> **PROMPT**
Below are entries; tally how many lines hold the string "this" and answer with only that figure.

==============================

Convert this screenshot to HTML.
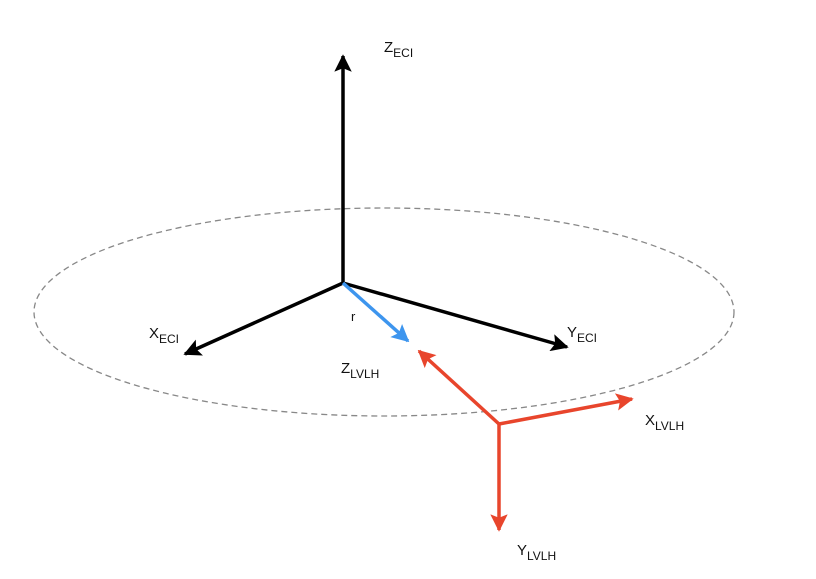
<!DOCTYPE html>
<html><head><meta charset="utf-8"><style>
html,body{margin:0;padding:0;background:#fff;}
svg{display:block;}
text{font-family:"Liberation Sans",Arial,sans-serif;font-size:15px;fill:#111;}
.sub{font-size:12px;}
</style></head><body>
<svg width="816" height="579" viewBox="0 0 816 579">
<defs>
<marker id="ak" viewBox="0 0 10 10" refX="9" refY="5" markerWidth="5" markerHeight="5" orient="auto" markerUnits="strokeWidth"><path d="M0,0 L10,5 L0,10 L2,5 z" fill="#000"/></marker>
<marker id="ab" viewBox="0 0 10 10" refX="9" refY="5" markerWidth="5" markerHeight="5" orient="auto" markerUnits="strokeWidth"><path d="M0,0 L10,5 L0,10 L2,5 z" fill="#3d95ee"/></marker>
<marker id="ar" viewBox="0 0 10 10" refX="9" refY="5" markerWidth="5" markerHeight="5" orient="auto" markerUnits="strokeWidth"><path d="M0,0 L10,5 L0,10 L2,5 z" fill="#e8452c"/></marker>
</defs>
<ellipse cx="384" cy="312" rx="350" ry="104" fill="none" stroke="#888" stroke-width="1.3" stroke-dasharray="6,4"/>
<g stroke="#000" stroke-width="3.5" fill="none">
<line x1="343" y1="283" x2="343" y2="56" marker-end="url(#ak)"/>
<line x1="343" y1="283" x2="185" y2="354" marker-end="url(#ak)"/>
<line x1="343" y1="283" x2="567" y2="347" marker-end="url(#ak)"/>
</g>
<line x1="343" y1="283" x2="408" y2="341" stroke="#3d95ee" stroke-width="3.5" marker-end="url(#ab)"/>
<g stroke="#e8452c" stroke-width="3.5" fill="none">
<line x1="499" y1="424" x2="419" y2="351" marker-end="url(#ar)"/>
<line x1="499" y1="424" x2="632" y2="399" marker-end="url(#ar)"/>
<line x1="499" y1="424" x2="499" y2="530" marker-end="url(#ar)"/>
</g>
<text x="384" y="52">Z<tspan class="sub" dy="5">ECI</tspan></text>
<text x="149" y="338">X<tspan class="sub" dy="5">ECI</tspan></text>
<text x="567" y="337">Y<tspan class="sub" dy="5">ECI</tspan></text>
<text x="351" y="321" style="font-size:13px">r</text>
<text x="341" y="373">Z<tspan class="sub" dy="5">LVLH</tspan></text>
<text x="645" y="425">X<tspan class="sub" dy="5">LVLH</tspan></text>
<text x="517" y="555">Y<tspan class="sub" dy="5">LVLH</tspan></text>
</svg>
</body></html>
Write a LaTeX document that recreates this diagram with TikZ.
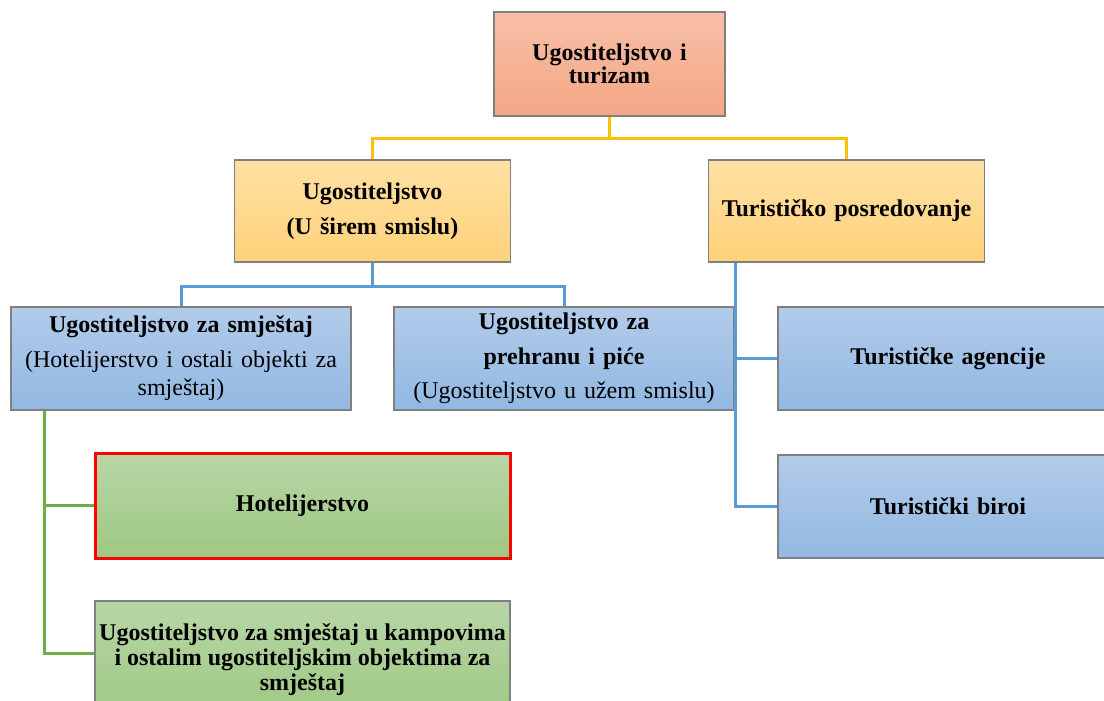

==============================

> **REPLY TO THE EXERCISE**
2